Firms that make decisions based on data rather than instinct make materially better capital allocation decisions. The data reveals what's working—and builds the foundation for every strategic conversation that follows.
The Compounding Logic of Differentiation
Here is the structural reality of the PI market that most competitive analysis misses: the advantages of genuine differentiation compound. A firm that builds a reputation for excellence in complex catastrophic injury cases attracts better referral sources, which produce higher-value cases, which generate larger fee revenue, which funds better operational infrastructure, which produces better outcomes, which builds a stronger reputation.
The inverse is equally true.
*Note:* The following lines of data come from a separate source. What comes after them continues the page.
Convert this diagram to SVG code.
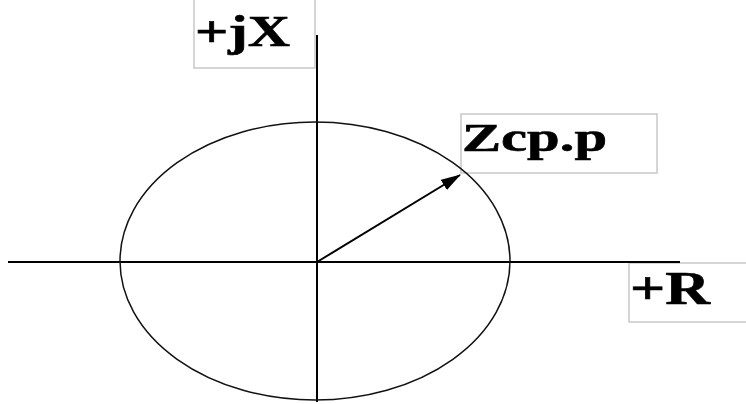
<svg xmlns="http://www.w3.org/2000/svg" width="746" height="404" viewBox="0 0 746 404">
<defs>
<style>
.ax{stroke:#000;stroke-width:2;fill:none}
.box{fill:#fff;stroke:#c8c8c8;stroke-width:1.5}
.lbl{font-family:"Liberation Serif","Times New Roman",serif;font-weight:bold;fill:#000;stroke:#000;stroke-width:0.6}
</style>
<marker id="ah2" viewBox="0 0 20 12" refX="19" refY="6" markerWidth="20" markerHeight="12" markerUnits="userSpaceOnUse" orient="auto">
<path d="M0,0 L20,6 L0,12 z" fill="#000"/>
</marker>
</defs>
<rect width="746" height="404" fill="#fff"/>
<g id="label-jx">
<rect class="box" x="194" y="-2" width="121" height="70"/>
<text class="lbl" x="195" y="46" font-size="44" textLength="95" lengthAdjust="spacingAndGlyphs">+jX</text>
</g>
<g id="label-zcp">
<rect class="box" x="461" y="114" width="196" height="59"/>
<text class="lbl" x="462" y="151" font-size="40" textLength="145" lengthAdjust="spacingAndGlyphs">Zcp.p</text>
</g>
<g id="label-r">
<rect class="box" x="629" y="263" width="130" height="59"/>
<text class="lbl" x="630" y="304" font-size="46" textLength="80" lengthAdjust="spacingAndGlyphs">+R</text>
</g>
<g id="connectors">
<line class="ax" x1="8" y1="262" x2="680" y2="262"/>
<line class="ax" x1="317" y1="35" x2="317" y2="402"/>
<ellipse cx="315" cy="261" rx="195" ry="139" fill="none" stroke="#111" stroke-width="1.5"/>
<line class="ax" x1="317" y1="262" x2="460" y2="175" marker-end="url(#ah2)"/>
</g>
</svg>
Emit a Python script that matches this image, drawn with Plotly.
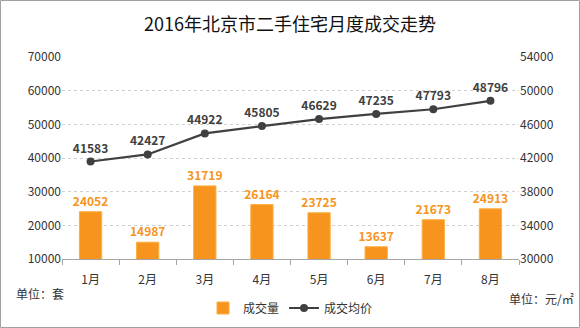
import plotly.graph_objects as go

months = ["1月", "2月", "3月", "4月", "5月", "6月", "7月", "8月"]
volume = [24052, 14987, 31719, 26164, 23725, 13637, 21673, 24913]
avg_price = [41583, 42427, 44922, 45805, 46629, 47235, 47793, 48796]

left_ticks = [10000, 20000, 30000, 40000, 50000, 60000, 70000]
right_ticks = [30000, 34000, 38000, 42000, 46000, 50000, 54000]

W, H = 580, 328
ML, MR, MT, MB = 62, 61, 57, 69
PW, PH = W - ML - MR, H - MT - MB

ORANGE = "#F7941D"
DARK = "#404040"
FONT = "Noto Sans CJK SC"

fig = go.Figure()

fig.add_trace(go.Bar(
    x=months, y=volume, name="成交量",
    marker=dict(color=ORANGE, line=dict(color="#FBB040", width=1)),
    text=[str(v) for v in volume], textposition="outside", constraintext="none",
    textfont=dict(color=ORANGE, size=12, family=FONT, weight="bold"),
    cliponaxis=False, yaxis="y",
))

fig.add_trace(go.Scatter(
    x=months, y=avg_price, name="成交均价", mode="lines+markers+text",
    line=dict(color=DARK, width=2.2),
    marker=dict(color=DARK, size=8),
    text=[str(v) for v in avg_price], textposition="top center",
    textfont=dict(color=DARK, size=12, family=FONT, weight="bold"),
    cliponaxis=False, yaxis="y2",
))

def px_x(p):
    return (p - ML) / PW

def px_y(p):
    return 1 - (p - MT) / PH

fig.update_layout(
    width=W, height=H,
    margin=dict(l=ML, r=MR, t=MT, b=MB, autoexpand=False),
    paper_bgcolor="white", plot_bgcolor="white",
    font=dict(family=FONT, color="#333333", size=12),
    title=dict(text="2016年北京市二手住宅月度成交走势", x=0.5, xanchor="center",
               y=1 - 25 / H, yanchor="middle",
               font=dict(size=18, color="#111111", family=FONT)),
    bargap=0.61,
    showlegend=True,
    legend=dict(orientation="h", x=0.5, xanchor="center", y=px_y(308), yanchor="middle",
                font=dict(size=12, family=FONT, color="#333333"),
                traceorder="normal", itemwidth=30, tracegroupgap=0),
    xaxis=dict(
        showline=True, linecolor="#A6A6A6", linewidth=1,
        ticks="outside", tickson="boundaries", ticklen=5, tickcolor="#A6A6A6",
        ticklabelstandoff=10,
        tickfont=dict(size=12, color="#333333"), showgrid=False,
    ),
    yaxis=dict(
        range=[10000, 70000], tickvals=left_ticks,
        ticktext=[str(v) for v in left_ticks],
        showgrid=True, gridcolor="#D0D0D0", griddash="dot", gridwidth=1,
        zeroline=False, ticks="", tickfont=dict(size=12, color="#333333"),
    ),
    yaxis2=dict(
        range=[30000, 54000], tickvals=right_ticks,
        ticktext=[str(v) for v in right_ticks],
        overlaying="y", side="right", showgrid=False, zeroline=False,
        ticks="", tickfont=dict(size=12, color="#333333"),
    ),
    shapes=[dict(type="rect", xref="paper", yref="paper",
                 x0=px_x(0.5), x1=px_x(W - 0.5), y0=px_y(H - 0.5), y1=px_y(0.5),
                 line=dict(color="#A0A0A0", width=1), layer="below")],
    annotations=[
        dict(text="单位：套", xref="paper", yref="paper", x=px_x(14), y=px_y(293),
             xanchor="left", yanchor="middle", showarrow=False,
             font=dict(size=12, color="#333333")),
        dict(text="单位：元/㎡", xref="paper", yref="paper", x=px_x(576), y=px_y(298),
             xanchor="right", yanchor="middle", showarrow=False,
             font=dict(size=12, color="#333333")),
    ],
)

fig.write_html("out.html")
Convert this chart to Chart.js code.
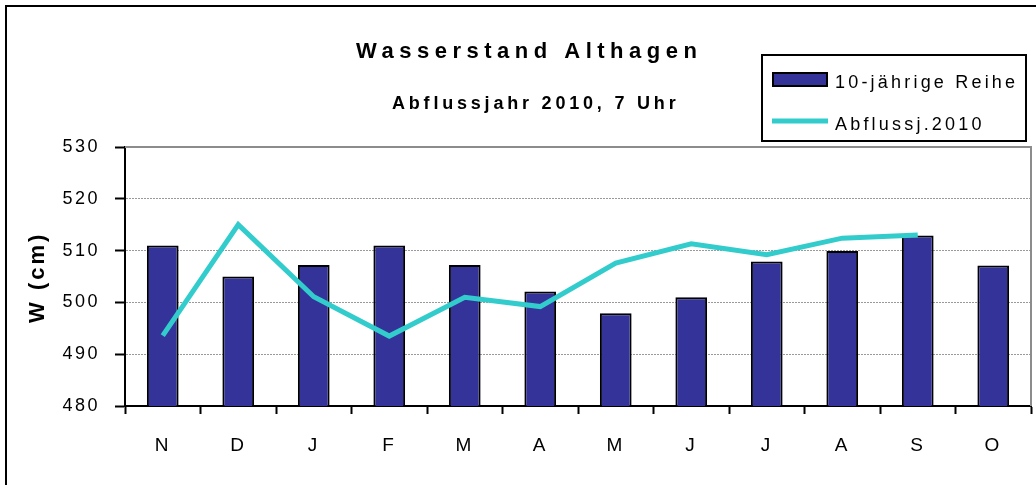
<!DOCTYPE html>
<html>
<head>
<meta charset="utf-8">
<script src="https://cdn.jsdelivr.net/npm/chart.js@4"></script>
<style>
  body { margin: 0; background: #fff; }
  canvas { display: block; }
</style>
</head>
<body>
<canvas id="pegelChart" width="1036" height="485"></canvas>
<script>
// Monate (Abflussjahr Nov - Okt)
const months = ['N', 'D', 'J', 'F', 'M', 'A', 'M', 'J', 'J', 'A', 'S', 'O'];
// 10-jährige Reihe (cm)
const reihe = [511, 505, 507.2, 511, 507.2, 502.1, 497.9, 501, 507.9, 509.9, 512.9, 507.1];
// Abflussjahr 2010 (cm), Oktober fehlt
const abfluss2010 = [493.6, 515, 501.1, 493.5, 501, 499.2, 507.6, 511.3, 509.2, 512.4, 513, null];
// y-Achse
const yMin = 480;
const yMax = 530;
const yStep = 10;

const FONT = '"Liberation Sans", Arial, sans-serif';

// Rahmen, Titel, Legende, Achsentitel
const decoPlugin = {
    id: 'deco',
    beforeDraw(chart) {
        const ctx = chart.ctx;
        ctx.save();
        ctx.fillStyle = '#fff';
        ctx.fillRect(0, 0, chart.width, chart.height);
        ctx.restore();
        ctx.letterSpacing = '2.5px';
    },
    afterDraw(chart) {
        const ctx = chart.ctx;
        const a = chart.chartArea;
        ctx.save();
        ctx.letterSpacing = '0px';

        // Plotrahmen oben / rechts
        ctx.strokeStyle = '#8c8c8c';
        ctx.lineWidth = 2;
        ctx.beginPath();
        ctx.moveTo(a.left, a.top);
        ctx.lineTo(a.right, a.top);
        ctx.lineTo(a.right, a.bottom);
        ctx.stroke();

        // äußerer Rahmen
        ctx.strokeStyle = '#000';
        ctx.lineWidth = 2;
        ctx.strokeRect(6, 6, 1040, 490);

        ctx.fillStyle = '#000';
        ctx.textBaseline = 'alphabetic';
        ctx.textAlign = 'left';

        ctx.font = 'bold 22px ' + FONT;
        ctx.letterSpacing = '5.5px';
        ctx.fillText('Wasserstand Althagen', 356, 58);

        ctx.font = 'bold 18px ' + FONT;
        ctx.letterSpacing = '3.8px';
        ctx.fillText('Abflussjahr 2010, 7 Uhr', 392, 108.5);

        // y-Achsentitel
        ctx.save();
        ctx.translate(44, 323);
        ctx.rotate(-Math.PI / 2);
        ctx.font = 'bold 22px ' + FONT;
        ctx.letterSpacing = '3px';
        ctx.fillText('W (cm)', 0, 0);
        ctx.restore();

        // Legende
        ctx.fillStyle = '#fff';
        ctx.fillRect(762, 55, 264, 86);
        ctx.strokeStyle = '#000';
        ctx.lineWidth = 2;
        ctx.strokeRect(762, 55, 264, 86);

        const bar = chart.data.datasets.find(d => d.type === 'bar');
        const line = chart.data.datasets.find(d => d.type === 'line');

        ctx.fillStyle = bar.backgroundColor;
        ctx.fillRect(773, 73, 54, 13);
        ctx.strokeStyle = bar.borderColor;
        ctx.lineWidth = 2;
        ctx.strokeRect(773, 73, 54, 13);

        ctx.strokeStyle = line.borderColor;
        ctx.lineWidth = 5;
        ctx.beginPath();
        ctx.moveTo(772, 121);
        ctx.lineTo(828, 121);
        ctx.stroke();

        ctx.fillStyle = '#000';
        ctx.font = '18px ' + FONT;
        ctx.letterSpacing = '3.2px';
        ctx.fillText(bar.label, 835, 87.5);
        ctx.fillText(line.label, 835, 129.5);

        ctx.restore();
    }
};

const ctx = document.getElementById('pegelChart');
new Chart(ctx, {
    data: {
        labels: months,
        datasets: [
            {
                type: 'line',
                label: 'Abflussj.2010',
                data: abfluss2010,
                borderColor: '#33CCCC',
                backgroundColor: '#33CCCC',
                borderWidth: 5,
                pointRadius: 0,
                tension: 0,
                spanGaps: false,
                order: 0
            },
            {
                type: 'bar',
                label: '10-jährige Reihe',
                data: reihe,
                backgroundColor: '#333399',
                borderColor: '#000000',
                borderWidth: 2,
                categoryPercentage: 1,
                barPercentage: 0.42,
                order: 1
            }
        ]
    },
    options: {
        responsive: false,
        animation: false,
        devicePixelRatio: 1,
        layout: { padding: { left: 0, right: 5, top: 147, bottom: 0 } },
        plugins: {
            legend: { display: false },
            title: { display: false },
            tooltip: { enabled: false }
        },
        scales: {
            x: {
                offset: true,
                grid: {
                    offset: true,
                    drawOnChartArea: false,
                    drawTicks: true,
                    tickLength: 8,
                    tickColor: '#000',
                    tickWidth: 2
                },
                border: { color: '#000', width: 2 },
                ticks: {
                    autoSkip: false,
                    maxRotation: 0,
                    padding: 20,
                    color: '#000',
                    font: { family: FONT, size: 19 }
                },
                afterFit(scale) { scale.height = 79; }
            },
            y: {
                min: yMin,
                max: yMax,
                grid: {
                    color: '#9a9a9a',
                    lineWidth: 1,
                    tickLength: 10,
                    tickColor: '#000',
                    tickWidth: 2,
                    tickBorderDash: []
                },
                border: { color: '#000', width: 2, dash: [2, 1] },
                ticks: {
                    stepSize: yStep,
                    padding: 15,
                    color: '#000',
                    font: { family: FONT, size: 18 }
                },
                afterFit(scale) { scale.width = 125; }
            }
        }
    },
    plugins: [decoPlugin]
});
</script>
</body>
</html>
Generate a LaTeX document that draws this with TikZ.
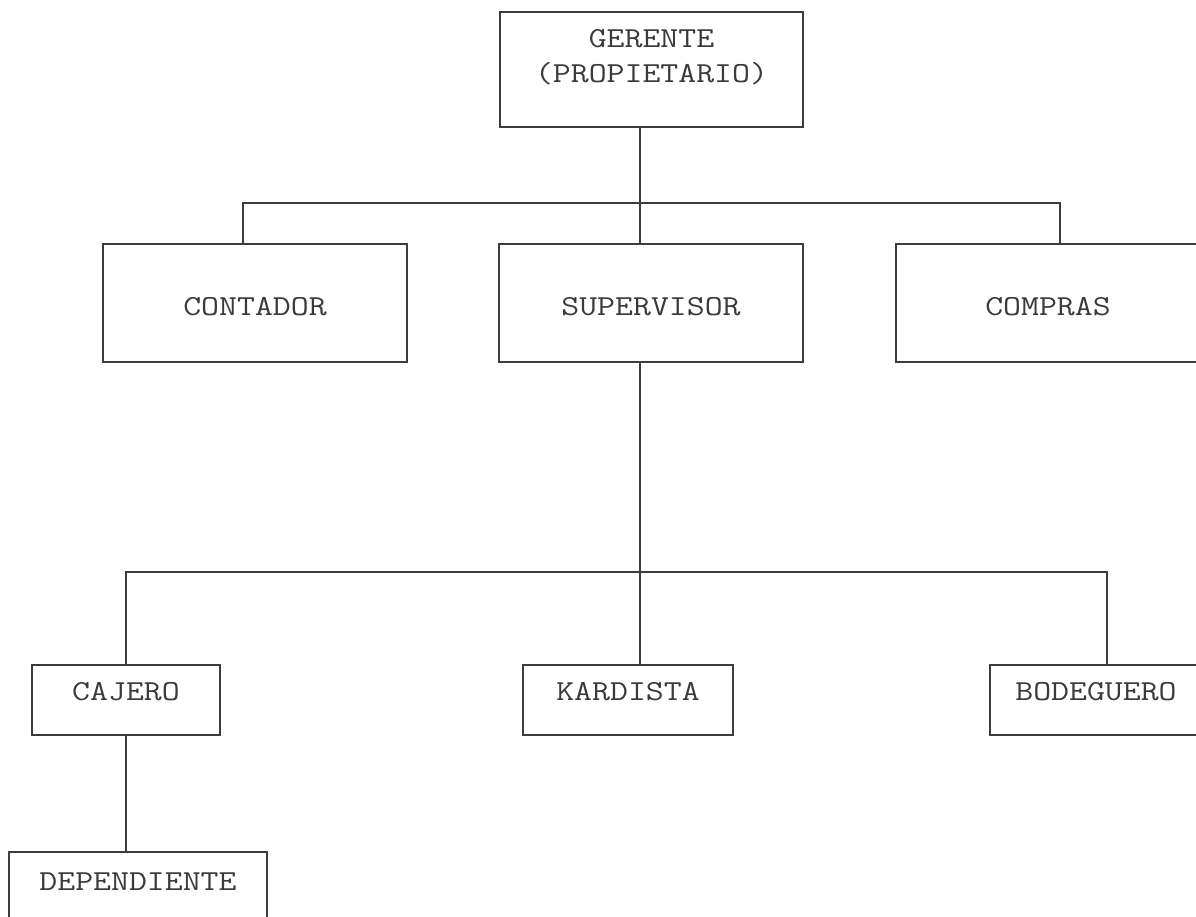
\documentclass[tikz,border=0pt]{standalone}
\usepackage{fontspec}
\usepackage{tikz}
\newfontfamily\courierfont[FakeStretch=1.2]{Latin Modern Mono}
\definecolor{LineGray}{HTML}{3C3C3C}
\definecolor{TextGray}{HTML}{3A3A3A}
\tikzset{
  caja/.style={rectangle,draw=LineGray,line width=2pt,inner sep=0pt,anchor=base,
               text=TextGray,font=\courierfont\fontsize{29}{35}\selectfont},
  alta/.style={caja,minimum width=304pt,text height=71pt,text depth=47pt},
  baja/.style={caja,text height=35pt,text depth=35pt},
  con/.style={draw=LineGray,line width=2pt}
}
\begin{document}
\begin{tikzpicture}[x=1pt,y=-1pt]
  \clip (0,0) rectangle (1196,917);

  \node[caja,minimum width=303pt,text height=36pt,text depth=79pt] (ger) at (651.5,48)
    {\begin{tabular}[t]{@{}c@{}}GERENTE\\(PROPIETARIO)\end{tabular}};

  \node[alta] (cont) at (255,315) {CONTADOR};
  \node[alta] (sup) at (651,315) {SUPERVISOR};
  \node[alta] (comp) at (1048,315) {COMPRAS};

  \node[baja,minimum width=188pt] (caj) at (126,700) {CAJERO};
  \node[baja,minimum width=210pt] (kar) at (628,700) {KARDISTA};
  \node[baja,minimum width=212pt] (bod) at (1096,700) {BODEGUERO};

  \node[caja,minimum width=258pt,text height=38pt,text depth=35pt] (dep) at (138,890) {DEPENDIENTE};

  % first level
  \coordinate (b1) at (243,203);
  \coordinate (b2) at (640,203);
  \coordinate (b3) at (1060,203);
  \draw[con] (ger.south -| b2) -- (b2);
  \draw[con] (b1 |- cont.north) -- (b1) -- (b3) -- (b3 |- comp.north);
  \draw[con] (b2) -- (b2 |- sup.north);

  % second level
  \coordinate (c1) at (126,572);
  \coordinate (c2) at (640,572);
  \coordinate (c3) at (1107,572);
  \draw[con] (sup.south -| c2) -- (c2);
  \draw[con] (c1 |- caj.north) -- (c1) -- (c3) -- (c3 |- bod.north);
  \draw[con] (c2) -- (c2 |- kar.north);
  \draw[con] (caj.south) -- (dep.north -| caj.south);
\end{tikzpicture}
\end{document}
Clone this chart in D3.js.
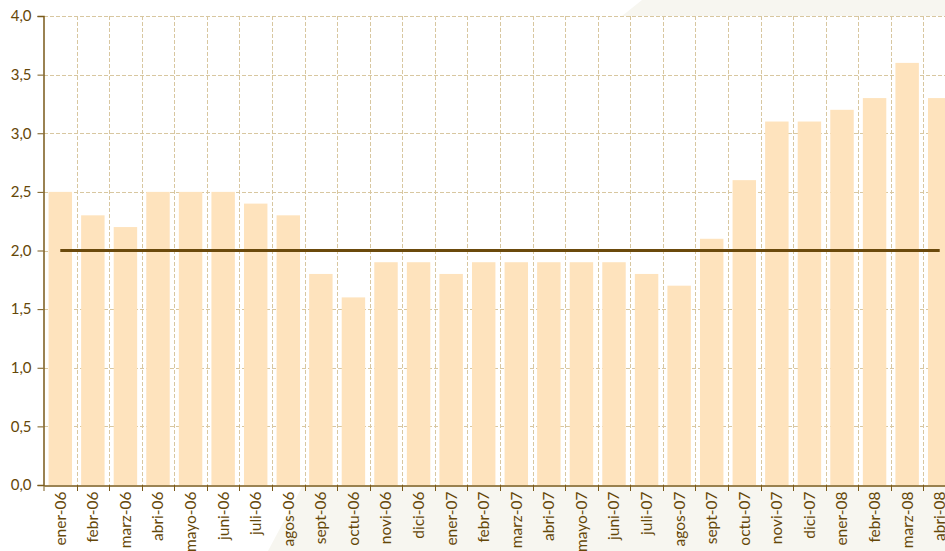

Firms that compete on price and volume attract the cases that price and volume attract—high-quantity, compressed-margin dockets that require exhausting operational throughput to remain economically viable and that generate the kind of client experiences that don't produce referrals.
The exit from this dynamic requires a strategic decision, made deliberately, to compete on a different basis. Specialization is usually the most effective lever. A firm that credibly claims the best representation in a specific case type in its market has more pricing power, a better referral network, and a more sustainable growth trajectory than one competing as a generalist.
The market will continue to consolidate. Well-capitalized platforms will continue to raise their ad spend. The CPL for generic PI lead generation will continue to climb. In that environment, the firms with defensible differentiation will be the ones that thrive—and the ones without it will face an increasingly difficult choice between selling at a discount or competing indefinitely in a race they cannot win.
Building real differentiation takes time. That's also why it's worth starting now.